In either case, it is important to understand what functionality is available from each implementation platform and how any services that are used can be translated to the other implemenation platforms. This is one area where extensive experience is desirable and even required. Prior knowledge of how oft-used functions differ ever so slightly in their usage from platform to platform and what pitfalls to avoid can save a tremendous amount of time over learning on the job. Even an otherwise competent programmer but who has not done a port before can get into serious trouble with the seemingly trivial differences in service implementations from platform to platform. Having ported three major systems as well as numerous smaller programs across platforms such as Unix, Windows NT, NetWare and Linux, we know what to look for and how to make ports work.

To port existing code, one can use automated tools, such as lint, to look for platform incompatibilities. However, there is still no substitute for reading through all of the code line by line, looking for functions, etc. that aren't portable. Some of this can be done automatically by a program but much of it requires human intervention, something that we at BSM Development are well versed at. To complete the port, one essentially does what one should have done in the first place, which is to make the code portable using a number of well-known techniques.

Over the years, BSM Development has developed a set of techniques that it applies to build portable programs. The first step is to create a small number of carefully-crafted header files laying out a set of generic data types that are portable to all platforms.
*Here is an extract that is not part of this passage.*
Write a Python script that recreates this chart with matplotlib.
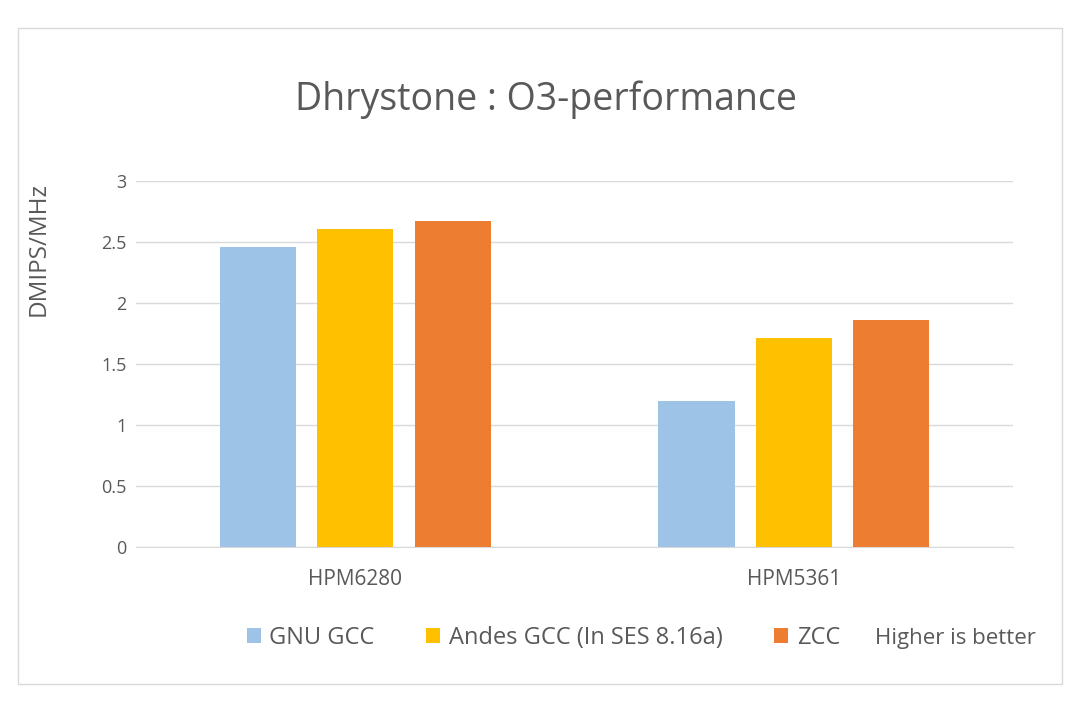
import matplotlib.pyplot as plt
import numpy as np
from matplotlib.patches import Rectangle

chips = ['HPM6280', 'HPM5361']
compilers = ['GNU GCC', 'Andes GCC (In SES 8.16a)', 'ZCC']
gnu_gcc = [2.46, 1.20]
andes_gcc = [2.61, 1.71]
zcc = [2.67, 1.86]
yticks = [0, 0.5, 1, 1.5, 2, 2.5, 3]

colors = ['#9dc3e6', '#ffc000', '#ed7d31']
text_color = '#595959'

plt.rcParams['font.family'] = ['Open Sans', 'DejaVu Sans']

fig = plt.figure(figsize=(10.8, 7.13), dpi=100)
ax = fig.add_axes([0.126, 0.233, 0.812, 0.513])

# light frame round the whole chart
fig.patches.append(Rectangle((0.017, 0.04), 0.966, 0.921, transform=fig.transFigure,
                             fill=False, edgecolor='#d9d9d9', linewidth=1))

x = np.arange(len(chips))
width = 0.174
offset = 0.222
for i, (vals, label) in enumerate(zip([gnu_gcc, andes_gcc, zcc], compilers)):
    ax.bar(x + (i - 1) * offset, vals, width, color=colors[i], label=label, zorder=3)

ax.set_xlim(-0.5, 1.5)
ax.set_ylim(0, 3)
ax.set_yticks(yticks)
ax.set_yticklabels([f'{t:g}' for t in yticks])
ax.set_xticks(x)
ax.set_xticklabels(chips)
ax.tick_params(axis='y', length=0, labelsize=13, colors=text_color, pad=7)
ax.tick_params(axis='x', length=0, labelsize=15, colors=text_color, pad=16)
ax.grid(axis='y', color='#d9d9d9', linewidth=1, zorder=0)
for s in ['top', 'right', 'left']:
    ax.spines[s].set_visible(False)
ax.spines['bottom'].set_color('#d9d9d9')

ax.set_ylabel('DMIPS/MHz', fontsize=17.5, color=text_color)
ax.yaxis.set_label_coords(-0.097, 0.815)

fig.text(0.506, 0.86, 'Dhrystone : O3-performance', ha='center', va='center',
         fontsize=27, color=text_color)

fig.legend(loc='center', bbox_to_anchor=(0.503, 0.105), ncol=3, frameon=False,
           fontsize=17, labelcolor=text_color, handlelength=0.6, handleheight=0.6,
           handletextpad=0.35, columnspacing=2.2)
fig.text(0.81, 0.105, 'Higher is better', ha='left', va='center',
         fontsize=16, color=text_color)

fig.savefig('out.png', dpi=100)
We have examples of such header files that we can provide to kick start your porting process.

The second step is to partition the code into two components: the service interface layer; and the algorithmic layer. The algorithmic layer is that which implements all of the program's real functionality. The service interface layer is a simple layer that we build on top of each platform which essentially becomes a common virtual machine whereupon the algorithmic layer is built. The other side of the service interface layer either passes service requests through to the underlying target OS (sometimes after massaging them slightly) or simulates those functions which are important but not supplied directly by the target OS. Often, the services provided by this layer are the lowest common denominator between all of the platforms upon which the ported software is intended to run.
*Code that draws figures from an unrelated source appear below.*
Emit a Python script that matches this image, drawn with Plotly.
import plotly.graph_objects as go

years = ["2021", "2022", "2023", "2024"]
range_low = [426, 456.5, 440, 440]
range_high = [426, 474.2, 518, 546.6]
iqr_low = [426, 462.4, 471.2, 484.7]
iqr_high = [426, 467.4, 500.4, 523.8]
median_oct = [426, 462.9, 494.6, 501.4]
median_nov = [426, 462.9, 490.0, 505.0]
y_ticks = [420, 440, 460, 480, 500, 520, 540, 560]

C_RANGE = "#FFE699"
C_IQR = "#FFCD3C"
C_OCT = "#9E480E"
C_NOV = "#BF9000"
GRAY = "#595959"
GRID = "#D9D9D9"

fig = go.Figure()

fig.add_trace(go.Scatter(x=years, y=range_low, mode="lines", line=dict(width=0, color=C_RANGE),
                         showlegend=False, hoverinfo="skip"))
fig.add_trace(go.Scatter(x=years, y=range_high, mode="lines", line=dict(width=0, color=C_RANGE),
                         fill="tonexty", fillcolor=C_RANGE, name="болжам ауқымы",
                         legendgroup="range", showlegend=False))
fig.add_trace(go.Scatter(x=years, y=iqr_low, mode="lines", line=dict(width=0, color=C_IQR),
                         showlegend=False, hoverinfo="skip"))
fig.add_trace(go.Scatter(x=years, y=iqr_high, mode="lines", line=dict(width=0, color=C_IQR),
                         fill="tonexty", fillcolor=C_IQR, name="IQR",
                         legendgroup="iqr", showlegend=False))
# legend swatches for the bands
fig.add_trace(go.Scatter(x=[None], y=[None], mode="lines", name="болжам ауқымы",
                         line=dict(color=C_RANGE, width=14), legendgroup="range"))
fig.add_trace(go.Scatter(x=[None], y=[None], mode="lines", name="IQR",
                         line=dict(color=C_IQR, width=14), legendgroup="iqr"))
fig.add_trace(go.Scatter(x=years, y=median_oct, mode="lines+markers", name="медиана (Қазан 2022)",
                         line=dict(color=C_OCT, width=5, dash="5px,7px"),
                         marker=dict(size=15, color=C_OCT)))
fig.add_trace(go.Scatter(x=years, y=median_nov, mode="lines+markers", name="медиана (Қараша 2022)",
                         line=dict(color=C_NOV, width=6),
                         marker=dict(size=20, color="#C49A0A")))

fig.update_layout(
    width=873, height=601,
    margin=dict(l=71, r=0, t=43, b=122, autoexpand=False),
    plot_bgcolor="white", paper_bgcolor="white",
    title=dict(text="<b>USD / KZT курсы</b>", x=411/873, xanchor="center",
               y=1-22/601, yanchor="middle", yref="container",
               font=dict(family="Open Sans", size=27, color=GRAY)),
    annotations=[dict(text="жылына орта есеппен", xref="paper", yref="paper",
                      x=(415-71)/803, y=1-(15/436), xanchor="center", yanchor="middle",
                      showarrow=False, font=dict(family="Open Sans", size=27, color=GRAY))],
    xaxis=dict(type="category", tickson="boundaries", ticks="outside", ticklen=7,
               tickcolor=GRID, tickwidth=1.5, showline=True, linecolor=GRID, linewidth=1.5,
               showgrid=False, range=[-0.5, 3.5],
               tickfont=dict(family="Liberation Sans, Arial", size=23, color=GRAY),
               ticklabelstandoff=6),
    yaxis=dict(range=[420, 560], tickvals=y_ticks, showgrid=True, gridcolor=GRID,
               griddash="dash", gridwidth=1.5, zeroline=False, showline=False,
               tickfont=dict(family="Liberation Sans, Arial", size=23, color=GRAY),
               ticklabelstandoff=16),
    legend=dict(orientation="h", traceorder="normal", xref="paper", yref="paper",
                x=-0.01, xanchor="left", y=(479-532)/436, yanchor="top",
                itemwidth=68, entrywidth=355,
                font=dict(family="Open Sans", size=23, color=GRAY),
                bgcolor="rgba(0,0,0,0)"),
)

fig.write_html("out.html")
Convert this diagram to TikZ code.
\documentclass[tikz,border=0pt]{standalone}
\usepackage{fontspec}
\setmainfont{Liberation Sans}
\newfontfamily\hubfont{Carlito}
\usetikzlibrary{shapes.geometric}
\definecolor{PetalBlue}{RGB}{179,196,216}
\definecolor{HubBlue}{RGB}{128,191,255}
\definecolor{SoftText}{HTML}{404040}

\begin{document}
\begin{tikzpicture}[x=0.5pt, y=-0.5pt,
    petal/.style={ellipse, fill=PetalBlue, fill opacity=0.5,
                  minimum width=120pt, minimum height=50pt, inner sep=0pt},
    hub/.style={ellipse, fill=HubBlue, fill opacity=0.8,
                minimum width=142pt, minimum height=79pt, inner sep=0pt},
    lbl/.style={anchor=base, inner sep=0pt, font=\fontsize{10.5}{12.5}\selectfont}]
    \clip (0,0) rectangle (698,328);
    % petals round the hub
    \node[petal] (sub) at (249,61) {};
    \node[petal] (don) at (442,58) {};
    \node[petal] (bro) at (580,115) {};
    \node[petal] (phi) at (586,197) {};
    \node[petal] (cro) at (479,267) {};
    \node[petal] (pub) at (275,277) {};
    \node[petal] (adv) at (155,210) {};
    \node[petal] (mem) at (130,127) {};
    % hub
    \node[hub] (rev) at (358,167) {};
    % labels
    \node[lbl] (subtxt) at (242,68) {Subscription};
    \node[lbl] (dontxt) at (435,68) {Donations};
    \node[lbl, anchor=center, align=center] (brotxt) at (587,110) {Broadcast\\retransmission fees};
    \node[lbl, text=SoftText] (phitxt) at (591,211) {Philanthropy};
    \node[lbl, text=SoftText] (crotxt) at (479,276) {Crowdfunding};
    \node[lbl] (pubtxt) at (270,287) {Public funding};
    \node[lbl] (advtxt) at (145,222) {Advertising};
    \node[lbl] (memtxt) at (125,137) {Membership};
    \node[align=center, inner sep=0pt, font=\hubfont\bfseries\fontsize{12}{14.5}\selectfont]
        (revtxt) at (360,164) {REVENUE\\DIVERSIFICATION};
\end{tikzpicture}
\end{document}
In our experience, some of the services you might consider building into the service interface layer are: shared memory; Remote Procedure Call (RPC); event scheduling; handle management; a signalling mechanism such as semaphores; access to system information (e.g. user name, machine name, etc.); message delivery or Inter Process Communication (IPC); and access to a database. Once again, we can provide you with examples of which services to implement and how to do so.

Another route to producing portable systems is to build them on top of one of the portable development environments such as Java, Perl or PHP. Here too, there are pitfalls, however. For example, not all Java development environments are created equal nor do they all have the same features. Once again, the extensive porting experience of BSM Development can be utilized to identify which features are universal and can be used and which should be avoided like the plague.